== SOURCE MATERIAL ==

——————

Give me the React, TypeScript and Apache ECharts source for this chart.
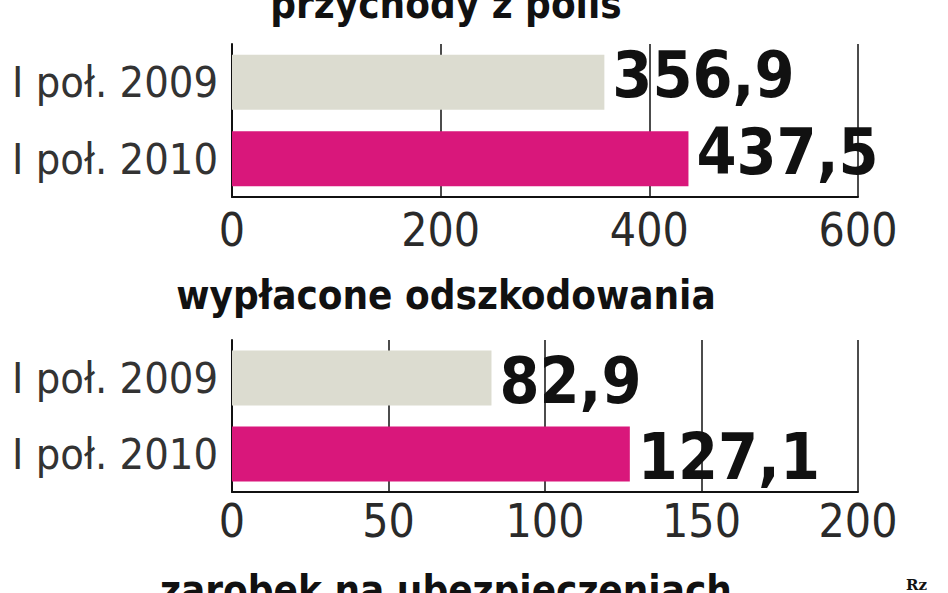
import { useEffect, useRef } from 'react';
import * as echarts from 'echarts';

// dane
const categories = ['I poł. 2009', 'I poł. 2010'];
const przychody = [356.9, 437.5];
const odszkodowania = [82.9, 127.1];
const titles = ['przychody z polis', 'wypłacone odszkodowania', 'zarobek na ubezpieczeniach'];
const colors = ['#dcdcd0', '#d9177b'];

const FONT = '"DejaVu Sans Condensed", "Liberation Sans Narrow", sans-serif';

const fmt = (v: number) => v.toFixed(1).replace('.', ',');

const App = () => {
  const chartRef = useRef<HTMLDivElement>(null);

  useEffect(() => {
    if (!chartRef.current) return;
    const chart = echarts.init(chartRef.current, null, { renderer: 'svg' });

    const valueAxis = (gridIndex: number, max: number, interval: number, margin: number) => ({
      type: 'value' as const,
      gridIndex,
      min: 0,
      max,
      interval,
      axisLine: { show: true, lineStyle: { color: '#111', width: 2 } },
      axisTick: { show: false },
      splitLine: { show: true, lineStyle: { color: '#111', width: 1.5 } },
      axisLabel: {
        color: '#2a2a2a',
        fontFamily: FONT,
        fontSize: 46,
        margin,
      },
    });

    const catAxis = (gridIndex: number, padTop: number) => ({
      type: 'category' as const,
      gridIndex,
      data: categories,
      inverse: true,
      axisLine: { show: true, lineStyle: { color: '#111', width: 2 } },
      axisTick: { show: false },
      axisLabel: {
        color: '#333',
        fontFamily: FONT,
        fontSize: 43,
        margin: 14,
        padding: [padTop, 0, 0, 0],
      },
    });

    const barSeries = (index: number, values: number[], offsetY: number) => ({
      type: 'bar' as const,
      xAxisIndex: index,
      yAxisIndex: index,
      barWidth: 55,
      data: values.map((v, i) => ({ value: v, itemStyle: { color: colors[i] } })),
      label: {
        show: true,
        position: 'right' as const,
        distance: 8,
        offset: [0, offsetY],
        color: '#111',
        fontFamily: FONT,
        fontWeight: 'bold' as const,
        fontSize: 64,
        formatter: (p: any) => fmt(p.value),
      },
    });

    const titleText = (text: string, y: number) => ({
      type: 'text' as const,
      x: 446,
      y,
      style: {
        text,
        fill: '#111',
        font: `bold 40px ${FONT}`,
        textAlign: 'center',
        textVerticalAlign: 'middle',
      },
    });

    chart.setOption({
      animation: false,
      backgroundColor: '#fff',
      grid: [
        { left: 232, right: 90, top: 44, height: 153, outerBoundsMode: 'none' },
        { left: 232, right: 90, top: 340, height: 152, outerBoundsMode: 'none' },
      ],
      xAxis: [valueAxis(0, 600, 200, 10), valueAxis(1, 200, 50, 6)],
      yAxis: [catAxis(0, 10), catAxis(1, 0)],
      series: [barSeries(0, przychody, -7), barSeries(1, odszkodowania, 3)],
      graphic: [
        titleText(titles[0], 4),
        titleText(titles[1], 295),
        titleText(titles[2], 590),
        {
          type: 'text',
          x: 906,
          y: 577,
          style: { text: 'Rz', fill: '#111', font: 'bold 15px "DejaVu Serif", serif' },
        },
      ],
    });

    return () => {
      chart.dispose();
    };
  }, []);

  return (
    <div
      ref={chartRef}
      style={{ position: 'fixed', left: 0, top: 0, width: 948, height: 593 }}
    />
  );
};

export default App;
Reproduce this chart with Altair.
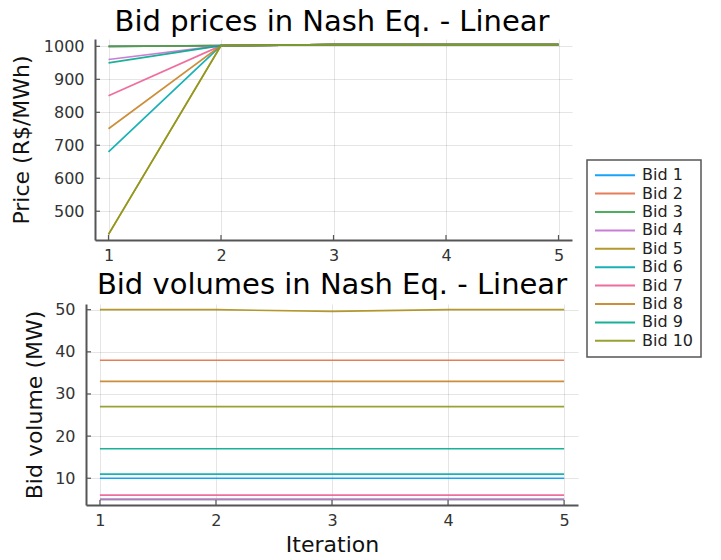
import altair as alt
import pandas as pd

iterations = [1, 2, 3, 4, 5]
bid_names = ["Bid 1", "Bid 2", "Bid 3", "Bid 4", "Bid 5",
             "Bid 6", "Bid 7", "Bid 8", "Bid 9", "Bid 10"]
bid_colors = ["#009AFA", "#E36F47", "#3EA44E", "#C371D2", "#AC8E18",
              "#00AAAE", "#ED5E93", "#C68225", "#00A98D", "#8E971D"]

# Bid prices (R$/MWh) per iteration
price_bid1 = [1000, 1002, 1005, 1005, 1005]
price_bid2 = [1000, 1002, 1005, 1005, 1005]
price_bid3 = [1000, 1002, 1005, 1005, 1005]
price_bid4 = [960, 1002, 1005, 1005, 1005]
price_bid5 = [430, 1002, 1005, 1005, 1005]
price_bid6 = [680, 1002, 1005, 1005, 1005]
price_bid7 = [850, 1002, 1005, 1005, 1005]
price_bid8 = [750, 1002, 1005, 1005, 1005]
price_bid9 = [950, 1002, 1005, 1005, 1005]
price_bid10 = [430, 1002, 1005, 1005, 1005]

# Bid volumes (MW) per iteration
volume_bid1 = [10, 10, 10, 10, 10]
volume_bid2 = [38, 38, 38, 38, 38]
volume_bid3 = [5, 5, 5, 5, 5]
volume_bid4 = [5, 5, 5, 5, 5]
volume_bid5 = [50, 50, 49.6, 50, 50]
volume_bid6 = [11, 11, 11, 11, 11]
volume_bid7 = [6, 6, 6, 6, 6]
volume_bid8 = [33, 33, 33, 33, 33]
volume_bid9 = [17, 17, 17, 17, 17]
volume_bid10 = [27, 27, 27, 27, 27]

iteration_ticks = [1, 2, 3, 4, 5]
price_ticks = [500, 600, 700, 800, 900, 1000]
volume_ticks = [10, 20, 30, 40, 50]

prices = [price_bid1, price_bid2, price_bid3, price_bid4, price_bid5,
          price_bid6, price_bid7, price_bid8, price_bid9, price_bid10]
volumes = [volume_bid1, volume_bid2, volume_bid3, volume_bid4, volume_bid5,
           volume_bid6, volume_bid7, volume_bid8, volume_bid9, volume_bid10]

rows = []
for name, p, v in zip(bid_names, prices, volumes):
    for it, pv, vv in zip(iterations, p, v):
        rows.append({"Bid": name, "Iteration": it, "Price": pv, "Volume": vv})
df = pd.DataFrame(rows)

FONT = "DejaVu Sans"
W = 492
H = 201
AXIS_COLOR = "#555"

color = alt.Color("Bid:N", scale=alt.Scale(domain=bid_names, range=bid_colors),
                  legend=alt.Legend(title=None, orient="none", legendX=501, legendY=121))


def panel(field, yticks, ydomain, title, ytitle, xtitle, xrange, yaxis_offset, title_offset, ytitle_pad):
    xs = alt.Scale(domain=[0.88, 5.12], nice=False, zero=False, range=xrange)
    ys = alt.Scale(domain=ydomain, nice=False, zero=False)
    lines = alt.Chart(df).mark_line(strokeWidth=1.7, opacity=0.9).encode(
        x=alt.X("Iteration:Q", scale=xs,
                axis=alt.Axis(values=iteration_ticks, title=xtitle, format="d", titlePadding=6)),
        y=alt.Y(f"{field}:Q", scale=ys,
                axis=alt.Axis(values=yticks, title=ytitle, titlePadding=ytitle_pad,
                              format="d", offset=yaxis_offset)),
        color=color,
    )
    # inward tick marks, as on the original axes
    xt = alt.Chart(pd.DataFrame({"Iteration": iteration_ticks})).mark_rule(
        color=AXIS_COLOR, strokeWidth=1.2).encode(
        x=alt.X("Iteration:Q", scale=xs), y=alt.value(H), y2=alt.value(H - 5))
    yt = alt.Chart(pd.DataFrame({field: yticks})).mark_rule(
        color=AXIS_COLOR, strokeWidth=1.2).encode(
        y=alt.Y(f"{field}:Q", scale=ys),
        x=alt.value(-yaxis_offset), x2=alt.value(-yaxis_offset + 5))
    return alt.layer(lines, xt, yt).properties(
        width=W, height=H,
        title=alt.TitleParams(title, fontSize=29, font=FONT, fontWeight="normal",
                              anchor="middle", baseline="alphabetic", offset=title_offset, color="#000"),
    )


top = panel("Price", price_ticks, [412.75, 1022.25], "Bid prices in Nash Eq. - Linear",
            "Price (R$/MWh)", None, [9, 486], -9, -22, 10)
bottom = panel("Volume", volume_ticks, [3.65, 51.35], "Bid volumes in Nash Eq. - Linear",
               "Bid volume (MW)", "Iteration", [0, W], 0, -21, 8)

chart = alt.vconcat(top, bottom, spacing=7).properties(
    padding={"left": 2, "top": 0, "right": 2, "bottom": 0}
).configure_view(stroke=None).configure_axis(
    domainColor=AXIS_COLOR, domainWidth=2, grid=True, gridColor="#000", gridOpacity=0.1,
    ticks=False, labelFont=FONT, labelFontSize=16, labelColor="#333", labelPadding=7,
    titleFont=FONT, titleFontSize=22, titleFontWeight="normal", titleColor="#111",
).configure_axisY(labelPadding=11).configure_legend(
    strokeColor=AXIS_COLOR, strokeWidth=1.5, fillColor="#fff", padding=7, cornerRadius=0,
    symbolType="stroke", symbolStrokeWidth=2, symbolSize=1600, labelFont=FONT,
    labelFontSize=16, labelColor="#222", rowPadding=1.4, labelOffset=6, clipHeight=16.4,
)

chart.save("out.html", embed_options={"renderer": "svg", "actions": False})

——————

== REQUIRED TASK ==
Using the data above, print only the lines starting at the one with "Reproduce this chart with Altair." and ending at the one with "price_bid10 = [430, 1002, 1005, 1005, 1005]", exactly as they stand, minus the pictures.

== FULL SOLUTION ==
Reproduce this chart with Altair.
import altair as alt
import pandas as pd

iterations = [1, 2, 3, 4, 5]
bid_names = ["Bid 1", "Bid 2", "Bid 3", "Bid 4", "Bid 5",
             "Bid 6", "Bid 7", "Bid 8", "Bid 9", "Bid 10"]
bid_colors = ["#009AFA", "#E36F47", "#3EA44E", "#C371D2", "#AC8E18",
              "#00AAAE", "#ED5E93", "#C68225", "#00A98D", "#8E971D"]

# Bid prices (R$/MWh) per iteration
price_bid1 = [1000, 1002, 1005, 1005, 1005]
price_bid2 = [1000, 1002, 1005, 1005, 1005]
price_bid3 = [1000, 1002, 1005, 1005, 1005]
price_bid4 = [960, 1002, 1005, 1005, 1005]
price_bid5 = [430, 1002, 1005, 1005, 1005]
price_bid6 = [680, 1002, 1005, 1005, 1005]
price_bid7 = [850, 1002, 1005, 1005, 1005]
price_bid8 = [750, 1002, 1005, 1005, 1005]
price_bid9 = [950, 1002, 1005, 1005, 1005]
price_bid10 = [430, 1002, 1005, 1005, 1005]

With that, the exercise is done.